Public Accounts Committee - HMRC customer service at record low
The Public Accounts Committee has published its report on ‘HMRC performance in 2022–23’, drawing on evidence from CIOT and others to conclude that the Treasury needs to invest more in HMRC customer services. The report also makes recommendation around R&D credits, IR35 and other issues.
The PAC concludes that HMRC’s overall level of customer service has reached “an all-time low because of conscious choices made by HMRC and HM Treasury”. The committee expresses disappointment that “services have continued to deteriorate” since its last report.
The report quotes the CIOT that HMRC’s service levels are the “single greatest concern expressed by its members, and that they are having a detrimental impact on cash flow, the costs of doing business, attitudes to tax compliance and trust in the tax system”.
The report notes that, while HMRC ‘insists’ it has good-quality digital services for customers, CIOT, the Association of Taxation Technicians, the Low Incomes Tax Reform Group and ICAEW felt that HMRC had “implemented its digital services poorly and with inadequate testing, and that they lacked the functionality needed for taxpayers and agents to use effectively.”
The committee recommends: “HM Treasury and HMRC should ensure HMRC’s customer services are sufficiently resourced in the short as well as the longer-term so that it can meet its service standards until its digital services adequately address the needs of taxpayers and their agents”.
R&D credits
Another area focused on in the report is research and development tax reliefs, where the committee criticises HMRC for being ‘slow’ in identifying the scale of error and fraud in the reliefs but also notes criticism of the impact of its approach on legitimate claimants.
Citing CIOT evidence, the committee notes that tax professionals wrote to them “with concerns about the impact of HMRC’s volume compliance approach on companies.
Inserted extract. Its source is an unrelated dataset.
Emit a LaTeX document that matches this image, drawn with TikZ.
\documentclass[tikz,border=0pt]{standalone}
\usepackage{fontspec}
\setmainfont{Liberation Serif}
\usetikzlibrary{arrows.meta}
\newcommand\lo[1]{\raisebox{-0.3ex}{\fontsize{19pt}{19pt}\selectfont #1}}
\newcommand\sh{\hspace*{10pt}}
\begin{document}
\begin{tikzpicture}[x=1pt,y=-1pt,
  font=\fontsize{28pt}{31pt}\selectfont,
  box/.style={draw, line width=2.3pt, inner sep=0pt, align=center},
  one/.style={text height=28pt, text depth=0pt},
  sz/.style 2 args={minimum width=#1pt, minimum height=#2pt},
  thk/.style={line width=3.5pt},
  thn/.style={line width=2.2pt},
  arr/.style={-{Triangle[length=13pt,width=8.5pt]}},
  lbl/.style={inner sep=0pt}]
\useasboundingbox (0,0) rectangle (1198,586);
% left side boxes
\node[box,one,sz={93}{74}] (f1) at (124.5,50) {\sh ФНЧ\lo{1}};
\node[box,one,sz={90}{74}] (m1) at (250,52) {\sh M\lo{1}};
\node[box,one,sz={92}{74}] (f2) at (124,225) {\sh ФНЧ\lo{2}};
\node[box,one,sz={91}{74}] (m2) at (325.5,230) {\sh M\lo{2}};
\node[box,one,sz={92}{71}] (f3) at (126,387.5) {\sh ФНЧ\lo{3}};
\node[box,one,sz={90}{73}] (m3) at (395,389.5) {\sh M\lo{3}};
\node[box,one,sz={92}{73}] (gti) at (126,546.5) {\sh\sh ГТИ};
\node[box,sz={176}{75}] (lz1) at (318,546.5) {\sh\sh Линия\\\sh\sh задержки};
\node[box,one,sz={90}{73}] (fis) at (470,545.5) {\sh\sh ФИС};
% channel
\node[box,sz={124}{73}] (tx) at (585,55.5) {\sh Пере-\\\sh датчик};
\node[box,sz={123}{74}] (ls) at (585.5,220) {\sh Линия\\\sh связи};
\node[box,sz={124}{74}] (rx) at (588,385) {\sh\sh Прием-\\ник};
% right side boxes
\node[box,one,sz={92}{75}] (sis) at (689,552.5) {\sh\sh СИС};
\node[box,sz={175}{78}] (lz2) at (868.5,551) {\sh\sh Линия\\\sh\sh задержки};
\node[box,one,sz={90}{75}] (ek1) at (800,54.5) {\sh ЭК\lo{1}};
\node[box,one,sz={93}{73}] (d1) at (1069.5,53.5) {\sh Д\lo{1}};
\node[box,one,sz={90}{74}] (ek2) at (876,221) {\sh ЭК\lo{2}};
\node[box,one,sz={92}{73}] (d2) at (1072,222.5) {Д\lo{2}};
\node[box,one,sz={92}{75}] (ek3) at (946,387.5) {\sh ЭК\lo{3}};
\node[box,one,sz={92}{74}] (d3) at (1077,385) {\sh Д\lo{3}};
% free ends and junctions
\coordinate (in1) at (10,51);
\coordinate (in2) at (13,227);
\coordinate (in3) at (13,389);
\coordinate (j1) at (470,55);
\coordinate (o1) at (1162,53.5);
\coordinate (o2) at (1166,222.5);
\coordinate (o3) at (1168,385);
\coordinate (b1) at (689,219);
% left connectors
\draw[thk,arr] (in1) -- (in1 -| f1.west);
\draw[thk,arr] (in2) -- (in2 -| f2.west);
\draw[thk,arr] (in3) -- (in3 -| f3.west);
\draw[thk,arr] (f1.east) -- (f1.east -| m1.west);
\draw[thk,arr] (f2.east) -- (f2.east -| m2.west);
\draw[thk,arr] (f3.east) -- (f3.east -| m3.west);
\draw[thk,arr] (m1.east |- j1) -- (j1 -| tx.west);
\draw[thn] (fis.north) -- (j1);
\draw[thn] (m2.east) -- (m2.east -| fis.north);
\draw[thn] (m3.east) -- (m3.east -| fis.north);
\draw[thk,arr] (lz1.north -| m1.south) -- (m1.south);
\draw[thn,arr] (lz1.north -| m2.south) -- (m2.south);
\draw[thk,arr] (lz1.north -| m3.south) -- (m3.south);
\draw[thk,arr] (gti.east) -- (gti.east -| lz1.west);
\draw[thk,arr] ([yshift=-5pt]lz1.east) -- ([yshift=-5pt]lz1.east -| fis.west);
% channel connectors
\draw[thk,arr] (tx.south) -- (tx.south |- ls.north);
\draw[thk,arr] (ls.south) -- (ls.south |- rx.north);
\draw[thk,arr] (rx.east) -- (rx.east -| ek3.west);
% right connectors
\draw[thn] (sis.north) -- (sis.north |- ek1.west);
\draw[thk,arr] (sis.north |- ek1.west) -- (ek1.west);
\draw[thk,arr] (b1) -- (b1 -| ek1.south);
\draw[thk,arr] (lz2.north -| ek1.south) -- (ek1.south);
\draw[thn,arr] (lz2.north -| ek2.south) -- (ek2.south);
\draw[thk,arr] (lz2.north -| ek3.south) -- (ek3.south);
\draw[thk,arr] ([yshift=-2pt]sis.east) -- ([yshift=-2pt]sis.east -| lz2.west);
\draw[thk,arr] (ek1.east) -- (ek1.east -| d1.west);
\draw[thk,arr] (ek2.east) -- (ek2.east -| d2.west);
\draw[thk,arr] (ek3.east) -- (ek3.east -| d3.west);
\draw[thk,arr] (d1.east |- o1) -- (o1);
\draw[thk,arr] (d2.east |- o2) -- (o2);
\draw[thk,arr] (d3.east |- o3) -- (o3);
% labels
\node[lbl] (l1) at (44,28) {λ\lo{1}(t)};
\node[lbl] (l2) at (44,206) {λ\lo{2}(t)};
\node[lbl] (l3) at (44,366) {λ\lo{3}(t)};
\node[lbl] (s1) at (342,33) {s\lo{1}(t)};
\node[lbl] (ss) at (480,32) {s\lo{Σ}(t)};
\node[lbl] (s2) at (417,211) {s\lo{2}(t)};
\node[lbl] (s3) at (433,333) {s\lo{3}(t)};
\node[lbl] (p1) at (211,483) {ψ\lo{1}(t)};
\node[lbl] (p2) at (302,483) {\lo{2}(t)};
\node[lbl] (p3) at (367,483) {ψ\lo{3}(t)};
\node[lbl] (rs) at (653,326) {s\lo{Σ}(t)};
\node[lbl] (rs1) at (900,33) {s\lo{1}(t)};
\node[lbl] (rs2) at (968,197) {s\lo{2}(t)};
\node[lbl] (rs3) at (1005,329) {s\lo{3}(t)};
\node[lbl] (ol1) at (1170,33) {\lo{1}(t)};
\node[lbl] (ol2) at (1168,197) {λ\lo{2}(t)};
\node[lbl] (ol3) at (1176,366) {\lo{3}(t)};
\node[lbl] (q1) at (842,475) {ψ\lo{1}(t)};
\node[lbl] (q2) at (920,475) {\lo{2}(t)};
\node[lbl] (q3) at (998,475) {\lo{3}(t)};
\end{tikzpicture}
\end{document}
They felt HMRC compliance staff treated companies with suspicion and lack the necessary expertise and training to determine whether projects qualify as research and development for tax purposes. They raised concerns that HMRC’s approach was discouraging firms from investing in research and development.”
The committee concludes that HMRC’s approach to tackling abuse of R&D credits “does not sufficiently target those committing serious fraud over those making honest mistakes”. It recommends HMRC go back over previous years both to tackle ‘egregious fraud’ and to tell “those businesses who made honest mistakes to correct their returns or risk investigation”.
Tax debt
In the report, the committee recognises that HMRC is making progress in “tackling the extent of money owed in unpaid taxes”, however, they argue that “HMRC should have sufficient checks to protect taxpayers from being pursued too forcefully”.
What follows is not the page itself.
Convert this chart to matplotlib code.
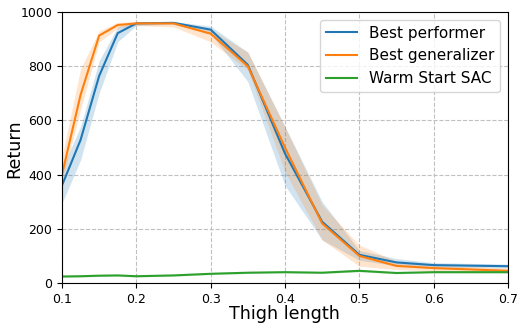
import matplotlib
matplotlib.use("Agg")
import matplotlib.pyplot as plt
import numpy as np

thigh = [0.1, 0.125, 0.15, 0.175, 0.2, 0.25, 0.3, 0.35, 0.4, 0.45, 0.5, 0.55, 0.6, 0.7]

perf_mean = [360, 528, 764, 922, 958, 960, 935, 805, 478, 226, 104, 76, 66, 62]
perf_lo   = [294, 454, 700, 890, 950, 955, 920, 743, 360, 159, 84, 64, 58, 55]
perf_hi   = [424, 577, 820, 945, 965, 965, 948, 852, 577, 300, 120, 90, 75, 70]

gen_mean = [400, 694, 913, 952, 958, 958, 920, 800, 500, 220, 100, 63, 55, 45]
gen_lo   = [375, 640, 890, 940, 950, 945, 890, 786, 411, 159, 62, 50, 45, 38]
gen_hi   = [466, 790, 930, 962, 964, 965, 935, 852, 577, 288, 140, 80, 65, 55]

sac_mean = [24, 25, 27, 28, 25, 28, 34, 38, 40, 38, 45, 37, 40, 40]
sac_lo   = [21, 22, 24, 25, 22, 25, 31, 35, 37, 35, 41, 34, 37, 37]
sac_hi   = [27, 28, 30, 31, 28, 31, 37, 41, 43, 41, 49, 40, 43, 43]

fig = plt.figure(figsize=(5.23, 3.29), dpi=100)
ax = fig.add_axes([0.1185, 0.1398, 0.8528, 0.8237])

series = [
    ("Best performer", perf_mean, perf_lo, perf_hi, "#1f77b4"),
    ("Best generalizer", gen_mean, gen_lo, gen_hi, "#ff7f0e"),
    ("Warm Start SAC", sac_mean, sac_lo, sac_hi, "#2ca02c"),
]
for name, m, lo, hi, c in series:
    ax.plot(thigh, m, color=c, lw=1.5, label=name)
    ax.fill_between(thigh, lo, hi, color=c, alpha=0.2, lw=0)

ax.set_xlim(0.1, 0.7)
ax.set_ylim(0, 1000)
ax.set_xticks([0.1, 0.2, 0.3, 0.4, 0.5, 0.6, 0.7])
ax.set_yticks([0, 200, 400, 600, 800, 1000])
ax.tick_params(labelsize=9)
ax.grid(True, linestyle="--", color="#c0c0c0", lw=0.8)
ax.set_axisbelow(True)
ax.set_xlabel("Thigh length", fontsize=12.6)
ax.set_ylabel("Return", fontsize=12.6)
ax.xaxis.set_label_coords(0.498, -0.081)
ax.yaxis.set_label_coords(-0.087, 0.494)
leg = ax.legend(loc="upper right", fontsize=11, handlelength=2.0)

fig.savefig("out.png", dpi=100)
The committee recommends that HMRC should establish a clear, easily accessible route for taxpayers to report issues they face when dealing with debt collection agencies working on behalf of HMRC.
Address registration
The report highlights HMRC's ‘inadequate’ response to the ‘distress’ caused to innocent citizens due to companies registering with incorrect addresses.
The committee says it expects HMRC to take serious action against companies registering with the wrong addresses, and requests HMRC report back to the committee on its plans for ensuring innocent people do not suffer from bogus registrations and demands for tax from the wrong people.
Off-payroll working
Regarding IR35 rules, the committee expresses concern “that HMRC’s approach to serious abuse is not deterring criminal activity sufficiently, while at the same time its approach to tackling IR35 is deterring legitimate economic activity”.
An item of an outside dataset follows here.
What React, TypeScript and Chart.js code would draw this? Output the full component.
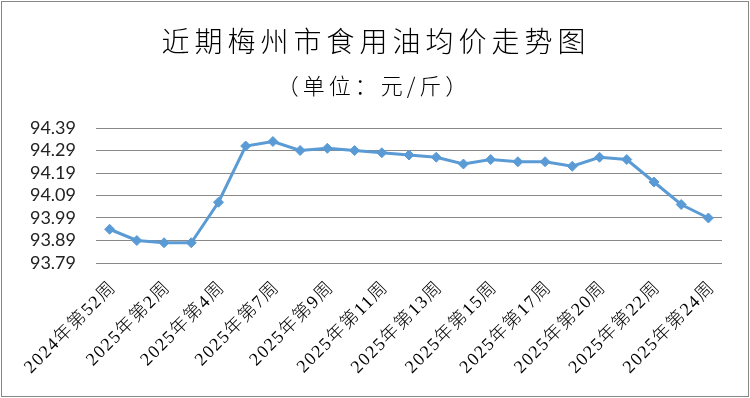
import React, { useEffect, useRef } from "react";
import { Chart, registerables } from "chart.js";

Chart.register(...registerables);

const titleText = "近期梅州市食用油均价走势图";
const subtitleText = "（单位：元/斤）";

const weekLabels = [
  "2024年第52周",
  "2025年第1周",
  "2025年第2周",
  "2025年第3周",
  "2025年第4周",
  "2025年第6周",
  "2025年第7周",
  "2025年第8周",
  "2025年第9周",
  "2025年第10周",
  "2025年第11周",
  "2025年第12周",
  "2025年第13周",
  "2025年第14周",
  "2025年第15周",
  "2025年第16周",
  "2025年第17周",
  "2025年第19周",
  "2025年第20周",
  "2025年第21周",
  "2025年第22周",
  "2025年第23周",
  "2025年第24周",
];

const oilPrices = [
  93.94, 93.89, 93.88, 93.88, 94.06, 94.31, 94.33, 94.29, 94.3, 94.29, 94.28,
  94.27, 94.26, 94.23, 94.25, 94.24, 94.24, 94.22, 94.26, 94.25, 94.15, 94.05,
  93.99,
];

const yMin = 93.79;
const yMax = 94.39;
const yStep = 0.1;

const titlePlugin = {
  id: "customTitle",
  afterDraw(chart: any) {
    const ctx = chart.ctx as CanvasRenderingContext2D;
    ctx.save();
    ctx.fillStyle = "#000";
    ctx.textAlign = "center";
    ctx.textBaseline = "middle";
    (ctx as any).letterSpacing = "5px";
    ctx.font = '300 28px "Noto Sans CJK SC"';
    ctx.fillText(titleText, 374, 39);
    (ctx as any).letterSpacing = "4px";
    ctx.font = '300 22px "Noto Sans CJK SC"';
    ctx.fillText(subtitleText, 372, 84);
    ctx.restore();
  },
};

const spacingPlugin = {
  id: "xLabelSpacing",
  beforeDraw(chart: any) {
    const s = chart.scales.x;
    if (s && !s.__wrapped) {
      const orig = s.drawLabels.bind(s);
      s.drawLabels = (area: any) => {
        const ctx = chart.ctx;
        ctx.save();
        ctx.translate(4, -2);
        ctx.letterSpacing = "1.5px";
        orig(area);
        ctx.restore();
      };
      s.__wrapped = true;
    }
  },
};

export default function App() {
  const ref = useRef<HTMLCanvasElement | null>(null);
  useEffect(() => {
    if (!ref.current) return;
    const chart = new Chart(ref.current, {
      type: "line",
      data: {
        labels: weekLabels,
        datasets: [
          {
            data: oilPrices,
            borderColor: "#5B9BD5",
            backgroundColor: "#5B9BD5",
            borderWidth: 3,
            pointStyle: "rectRot",
            pointRadius: 5,
            pointBorderWidth: 1,
            pointBackgroundColor: "#5B9BD5",
            pointBorderColor: "#5B9BD5",
            tension: 0,
          },
        ],
      },
      options: {
        animation: false,
        responsive: true,
        maintainAspectRatio: false,
        layout: { padding: { left: 0, right: 26, top: 126, bottom: 0 } },
        plugins: {
          legend: { display: false },
          title: { display: false },
          tooltip: { enabled: false },
        },
        scales: {
          x: {
            offset: true,
            grid: { display: false, drawTicks: false },
            border: { display: false },
            ticks: {
              autoSkip: false,
              minRotation: 45,
              maxRotation: 45,
              padding: 16,
              color: "#000",
              font: { family: '"Liberation Serif", "Noto Sans CJK SC"', size: 18, weight: "300" },
              callback: (_v: any, i: number) => (i % 2 === 0 ? weekLabels[i] : null),
            },
            afterFit(scale: any) {
              scale.height = 133;
            },
          },
          y: {
            min: yMin,
            max: yMax,
            grid: { color: "#898989", lineWidth: 1, drawTicks: false },
            border: { display: false },
            ticks: {
              stepSize: yStep,
              autoSkip: false,
              padding: 20,
              color: "#222",
              font: { family: "Lato", size: 18 },
              callback: (v: any) => Number(v).toFixed(2),
            },
            afterFit(scale: any) {
              scale.width = 94;
            },
          },
        },
      },
      plugins: [titlePlugin, spacingPlugin],
    });
    return () => chart.destroy();
  }, []);
  return (
    <div
      style={{
        position: "fixed",
        left: 1,
        top: 1,
        width: 748,
        height: 396,
        border: "1px solid #878787",
        boxSizing: "border-box",
        background: "#fff",
      }}
    >
      <canvas ref={ref} />
    </div>
  );
}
The committee asks HMRC to provide more details on tax amounts in recent criminal prosecutions and to share the number of ongoing IR35 litigation cases and the associated tax liabilities, as well as to assess the impact of its approach to administering IR35 reforms on the use of contractors in different sectors.
The tax gap
HMRC’s reliance on the tax gap measure is not providing a sufficiently stretching target for its compliance performance, the MPs argue. They point out that the tax gap is subject to a variety of factors, not just HMRC’s compliance performance, and that its relationship to compliance yield is not straightforward.
They suggest that HMRC places too much reliance on the tax gap, when its compliance yield targets are a more direct measure of its performance.
The report asks HMRC to “demonstrate that its compliance yield target is sufficiently ambitious to provide stretch in HMRC’s performance each year and to take account of inflation in the tax base”.